Program 10.4: MsgCarPark class.

 class MsgCarPark implements Runnable {   private Channel<Signal> arrive,depart;   private int spaces,N;   private StringCanvas disp;   public MsgCarPark(Channel<Signal> a, Channel<Signal> l,                  StringCanvas d,int capacity) {     depart=l; arrive=a; N=spaces=capacity; disp = d;     disp.setString("Cars: "+0+"   Spaces: "+spaces);   }   private void display(int s) throws InterruptedException {     disp.setString("Cars: "+(N-s)+"   Spaces: "+s);     ThreadPanel.rotate(348);   }   public void run() {     try {      Select sel = new Select();      sel.add(depart);      sel.add(arrive);      while(true) {        ThreadPanel.rotate(12);        arrive.guard(spaces>0);        depart.guard (spaces<N);        switch (sel.choose()) {        case 1:depart.receive();display(++spaces);               break;        case 2:arrive.receive();display(--spaces);               break;        }     }    } catch (InterruptedException e){}   } }

A selective receive is executed by invoking the choose() method on a Select object. This returns the index of a Selectable object which is ready.

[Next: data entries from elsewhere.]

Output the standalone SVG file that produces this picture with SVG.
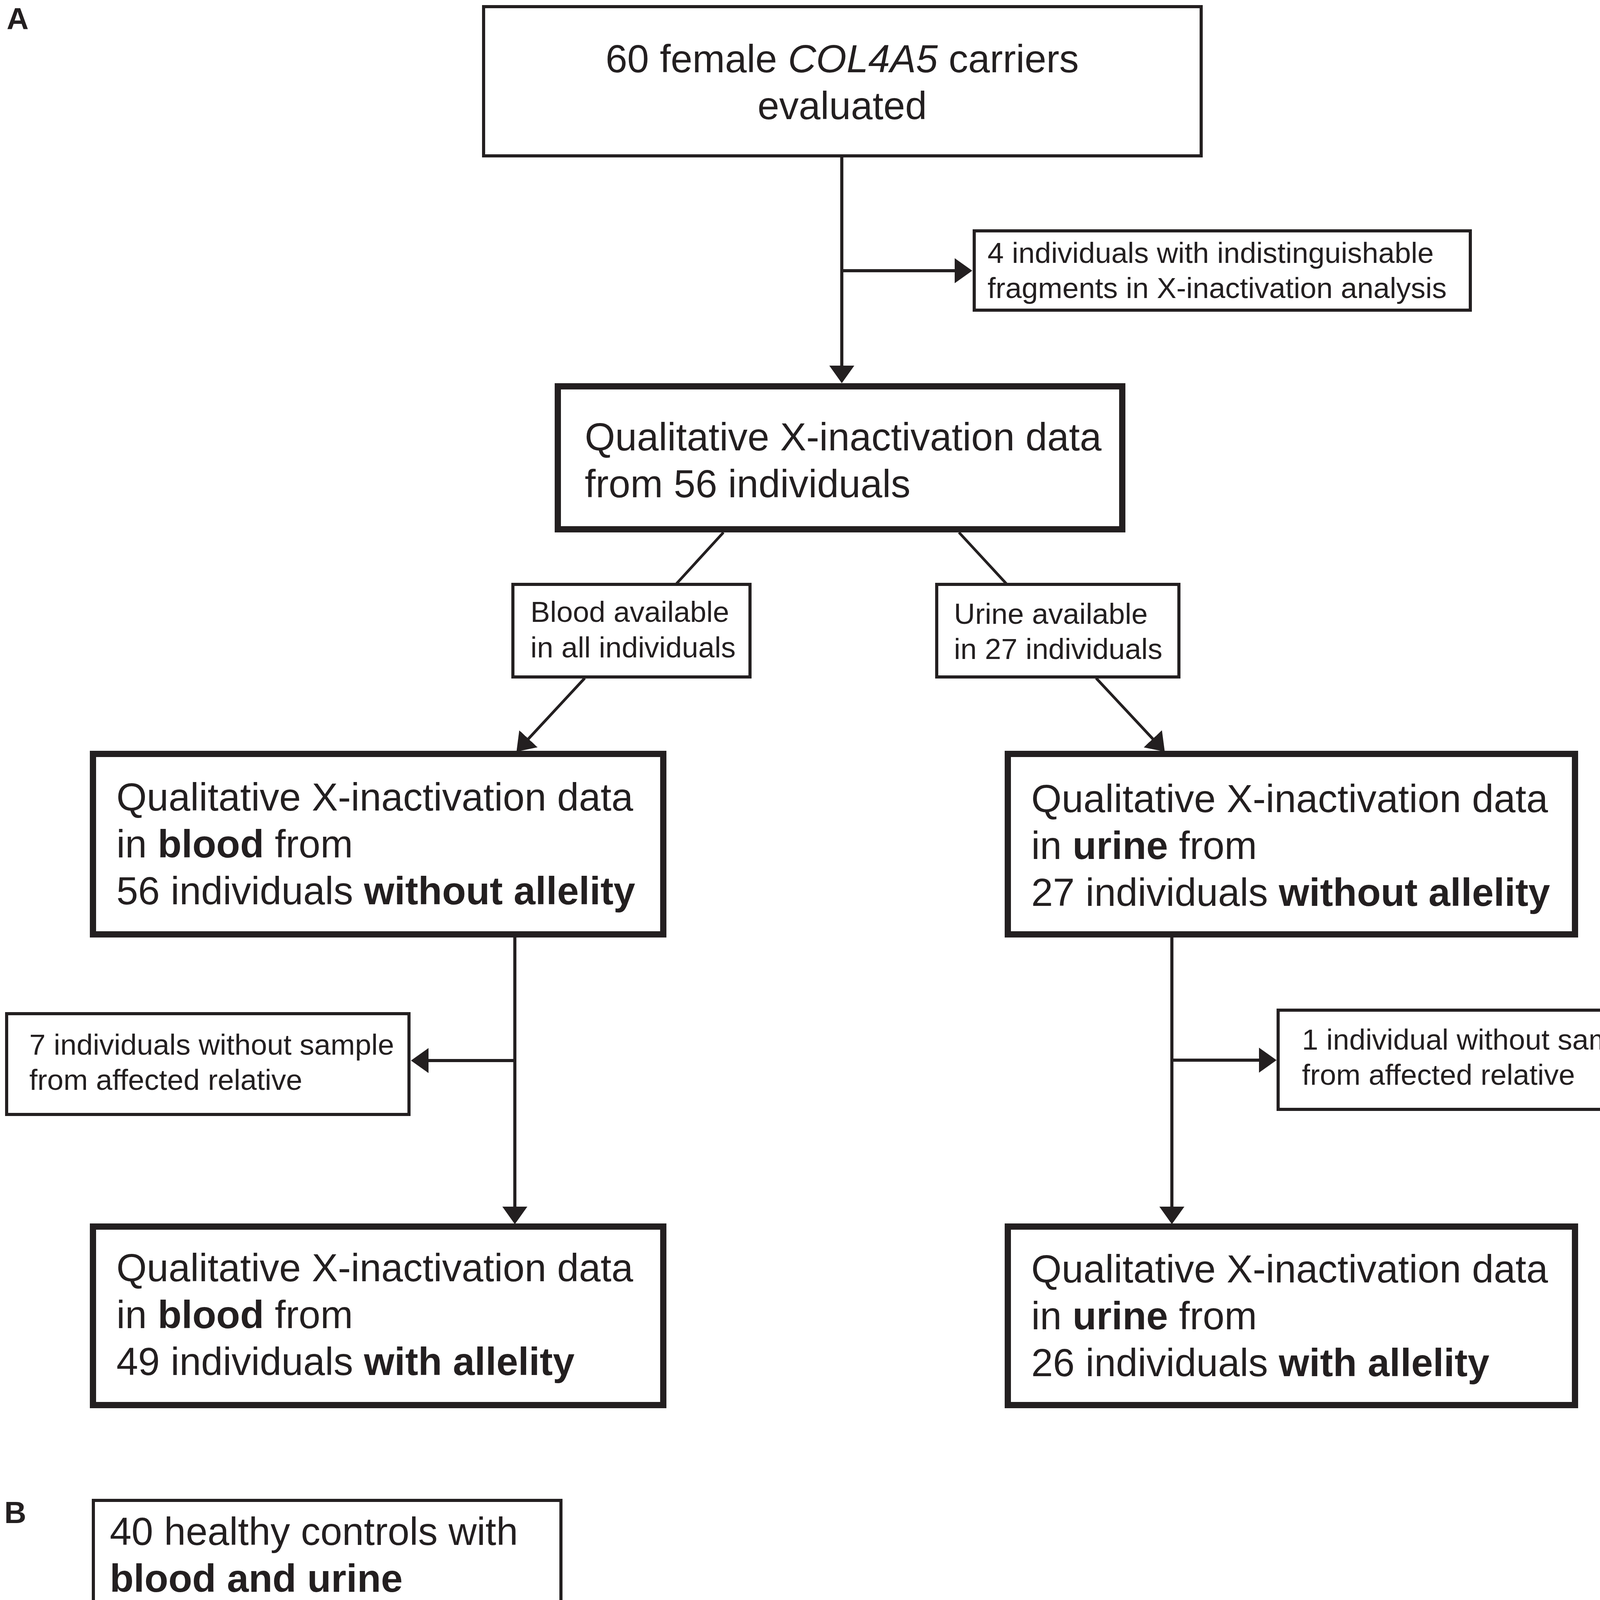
<svg xmlns="http://www.w3.org/2000/svg" width="4317" height="5037" viewBox="0 0 4317 5037">
<style>
.box{fill:#ffffff;stroke:#231f20}
.thin{stroke-width:8}
.thick{stroke-width:16}
.t{font-family:"Liberation Sans",Arial,Helvetica,sans-serif;fill:#231f20}
.big{font-size:100px}
.small{font-size:75px}
.b{font-weight:bold}
.i{font-style:italic}
.conn{stroke:#231f20;stroke-width:8;fill:none}
.diag{stroke:#231f20;stroke-width:7;fill:none}
</style>
<defs>
<marker id="ah" markerUnits="userSpaceOnUse" viewBox="0 0 46 66" markerWidth="46" markerHeight="66" refX="35" refY="33" orient="auto">
<path d="M0,1 L45,33 L0,65 Z" fill="#231f20"/>
</marker>
</defs>
<rect width="4317" height="5037" fill="#ffffff"/>
<text class="t b" x="17" y="75" font-size="78">A</text>
<text class="t b" x="11" y="3899" font-size="78">B</text>
<g id="connectors">
<line class="conn" x1="2155" y1="399" x2="2155" y2="971" marker-end="url(#ah)"/>
<line class="conn" x1="2155" y1="693" x2="2479" y2="693" marker-end="url(#ah)"/>
<line class="diag" x1="1852" y1="1363" x2="1732" y2="1494"/>
<line class="diag" x1="2455" y1="1363" x2="2576" y2="1494"/>
<line class="diag" x1="1497" y1="1736" x2="1329" y2="1917" marker-end="url(#ah)"/>
<line class="diag" x1="2806" y1="1736" x2="2975" y2="1917" marker-end="url(#ah)"/>
<line class="conn" x1="1318" y1="2396" x2="1318" y2="3124" marker-end="url(#ah)"/>
<line class="conn" x1="1318" y1="2715" x2="1062" y2="2715" marker-end="url(#ah)"/>
<line class="conn" x1="3000" y1="2396" x2="3000" y2="3124" marker-end="url(#ah)"/>
<line class="conn" x1="3000" y1="2714" x2="3258" y2="2714" marker-end="url(#ah)"/>
<line class="conn" x1="612" y1="4116" x2="612" y2="4648" marker-end="url(#ah)"/>
<line class="conn" x1="612" y1="4388" x2="939" y2="4388" marker-end="url(#ah)"/>
</g>
<g id="n_carriers">
<rect class="box thin" x="1238" y="17" width="1837" height="382"/>
<text class="t big" x="2156" y="185" text-anchor="middle">60 female <tspan class="i">COL4A5</tspan> carriers</text>
<text class="t big" x="2156" y="305" text-anchor="middle">evaluated</text>
</g>
<g id="n_excl4">
<rect class="box thin" x="2494" y="591" width="1270" height="203"/>
<text class="t small" x="2528" y="673">4 individuals with indistinguishable</text>
<text class="t small" x="2528" y="763">fragments in X-inactivation analysis</text>
</g>
<g id="n_qual56">
<rect class="box thick" x="1428" y="989" width="1445" height="366"/>
<text class="t big" x="1497" y="1153">Qualitative X-inactivation data</text>
<text class="t big" x="1497" y="1273">from 56 individuals</text>
</g>
<g id="n_blood_avail">
<rect class="box thin" x="1313" y="1496" width="607" height="237"/>
<text class="t small" x="1358" y="1592">Blood available</text>
<text class="t small" x="1358" y="1683">in all individuals</text>
</g>
<g id="n_urine_avail">
<rect class="box thin" x="2398" y="1496" width="620" height="237"/>
<text class="t small" x="2442" y="1597">Urine available</text>
<text class="t small" x="2442" y="1687">in 27 individuals</text>
</g>
<g id="n_blood56">
<rect class="box thick" x="238" y="1930" width="1460" height="462"/>
<text class="t big" x="298" y="2075">Qualitative X-inactivation data</text>
<text class="t big" x="298" y="2195">in <tspan class="b">blood</tspan> from</text>
<text class="t big" x="298" y="2315">56 individuals <tspan class="b">without allelity</tspan></text>
</g>
<g id="n_urine27">
<rect class="box thick" x="2580" y="1930" width="1452" height="462"/>
<text class="t big" x="2640" y="2079">Qualitative X-inactivation data</text>
<text class="t big" x="2640" y="2199">in <tspan class="b">urine</tspan> from</text>
<text class="t big" x="2640" y="2319">27 individuals <tspan class="b">without allelity</tspan></text>
</g>
<g id="n_excl7">
<rect class="box thin" x="17" y="2595" width="1030" height="258"/>
<text class="t small" x="75" y="2700">7 individuals without sample</text>
<text class="t small" x="75" y="2790">from affected relative</text>
</g>
<g id="n_excl1">
<rect class="box thin" x="3272" y="2586" width="1032" height="254"/>
<text class="t small" x="3333" y="2687">1 individual without sample</text>
<text class="t small" x="3333" y="2777">from affected relative</text>
</g>
<g id="n_blood49">
<rect class="box thick" x="238" y="3140" width="1460" height="457"/>
<text class="t big" x="298" y="3280">Qualitative X-inactivation data</text>
<text class="t big" x="298" y="3400">in <tspan class="b">blood</tspan> from</text>
<text class="t big" x="298" y="3520">49 individuals <tspan class="b">with allelity</tspan></text>
</g>
<g id="n_urine26">
<rect class="box thick" x="2580" y="3140" width="1452" height="457"/>
<text class="t big" x="2640" y="3283">Qualitative X-inactivation data</text>
<text class="t big" x="2640" y="3403">in <tspan class="b">urine</tspan> from</text>
<text class="t big" x="2640" y="3523">26 individuals <tspan class="b">with allelity</tspan></text>
</g>
<g id="n_controls40">
<rect class="box thin" x="239" y="3841" width="1197" height="273"/>
<text class="t big" x="281" y="3955">40 healthy controls with</text>
<text class="t big b" x="281" y="4075">blood and urine</text>
</g>
<g id="n_excl5">
<rect class="box thin" x="953" y="4287" width="1461" height="200"/>
<text class="t small" x="985" y="4367">5 controls with indistinguishable fragments</text>
<text class="t small" x="985" y="4457">in X-inactivation analysis</text>
</g>
<g id="n_controls35">
<rect class="box thin" x="240" y="4662" width="1880" height="364"/>
<text class="t big" x="305" y="4824">Qualitative X-inactivation data</text>
<text class="t big" x="305" y="4944">in <tspan class="b">blood</tspan> and <tspan class="b">urine</tspan> from 35 controls</text>
</g>
</svg>
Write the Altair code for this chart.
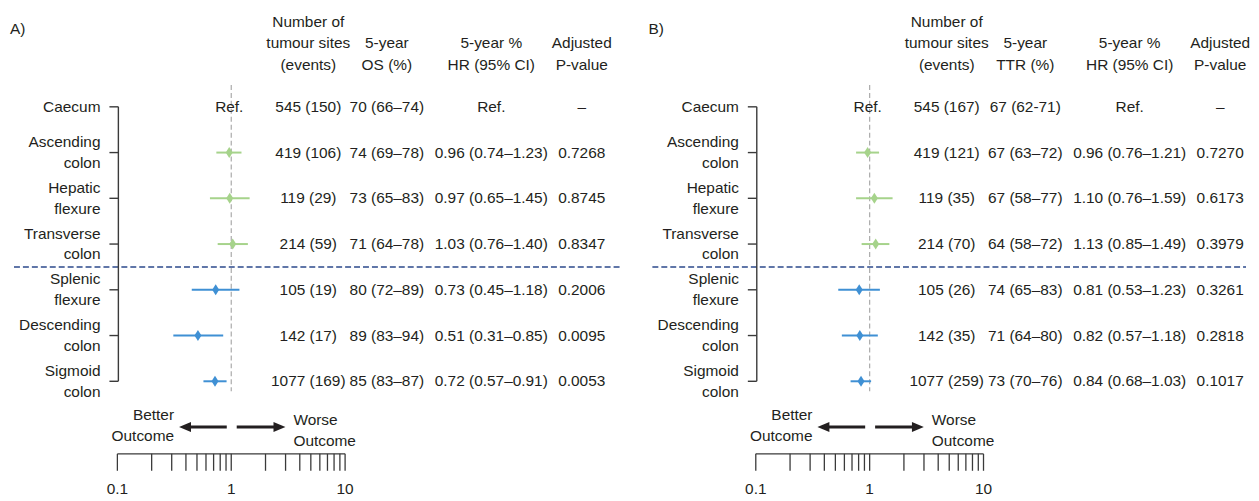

A selectable channel is ready if the sender has performed a send operation. The index is allocated to a selectable object based on the order that the object was added to the select object. Thus, in the example, the depart channel is allocated index 1 and the arrive channel index 2. When receive on the chosen channel is executed, it does not block since the channel is ready. If no selectable objects are ready then choose() blocks the calling thread waiting, in the example case, for a send on either the leave or the arrive channel.

This rather clumsy coding of a selective receive in Java would normally be done by a compiler if we had used a message-passing language. However, we have used Java so that readers can run message-passing programs in the same environment as the rest of the example programs in the book.